Whether “free or imprisoned,” Luiz Inacio Lula da Silva “will be elected president” of Brazil following October's general election, said former Brazilian President Dilma Rousseff, speaking during a visit to Buenos Aires, Argentina, on May 1.

Dilma said the recent attacks on Lula and the Workers’ Party are all part of a “lawfare” against the left in the country. 

She explained that his political opponents need Lula imprisoned because they “lack a candidate” capable of winning the upcoming election and linked the move to the "parliamentary coup” that led to her impeachment in 2016.

On May Day, Brazilians flooded cities with thousands of protesters demanding jobs and Lula’s release. Central Workers’ Union head Vagner Freitas said Judge Sergio Moro, who is in charge of the Car Wash corruption scandal hearings, wants to "prevent (a Lula) victory" in the presidential elections.
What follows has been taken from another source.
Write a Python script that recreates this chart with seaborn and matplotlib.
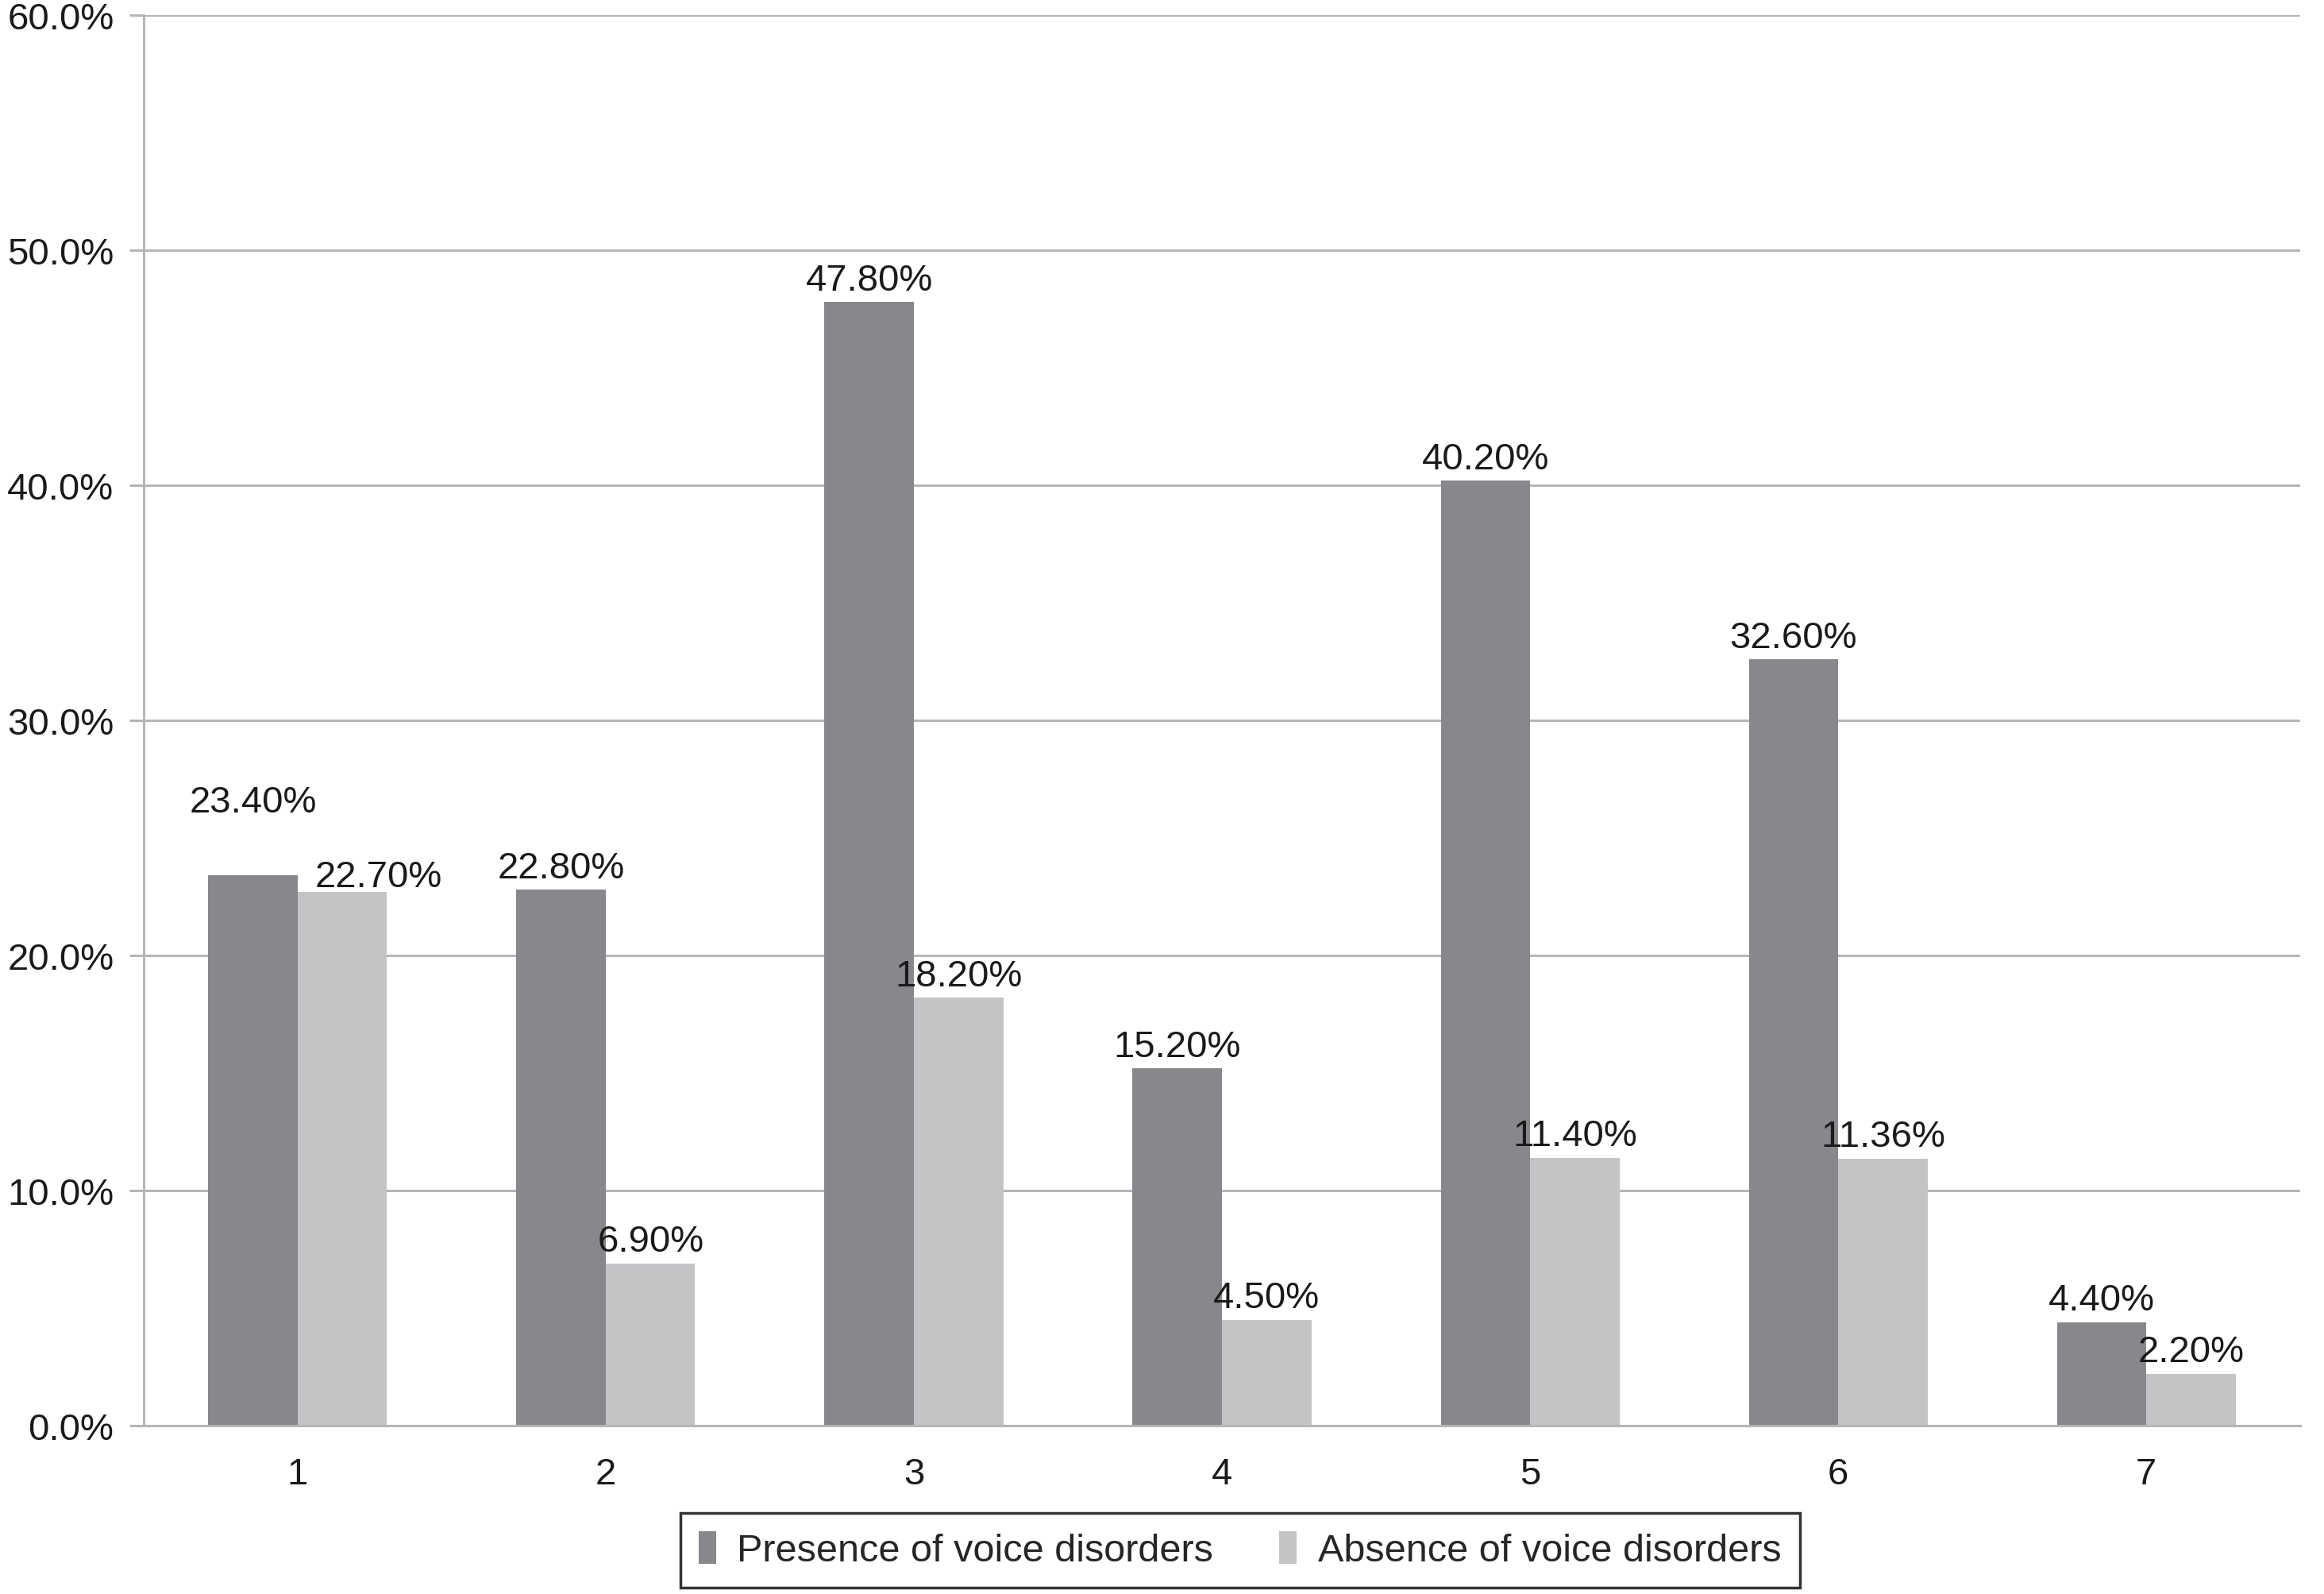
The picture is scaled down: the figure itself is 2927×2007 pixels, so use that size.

Lula also release another letter to his supporters on May 1, telling them to "continue to resist together because we’re in this just cause for democracy, for the rights of the people".

Having been detained at the federal police headquarters in Curitiba since April 7, for supposedly receiving an apartment as a kickback in the national Car Wash corruption scandal, Lula also denounced the April 28 drive-by shooting on the Free Lula camp.

Two people were injured, with one said to be in serious condition with a bullet wound that penetrated his neck. Nobody has been arrested in relation to the armed assault.

Despite his imprisonment, Lula has topped every electoral poll this year.

Lula's two terms in office were marked by a slew of social programs, lifting millions of Brazilians out of poverty and removing the country from the United Nations World Hunger Map. He left office with a record approval rating of 83% in 2011, according to Datafolha.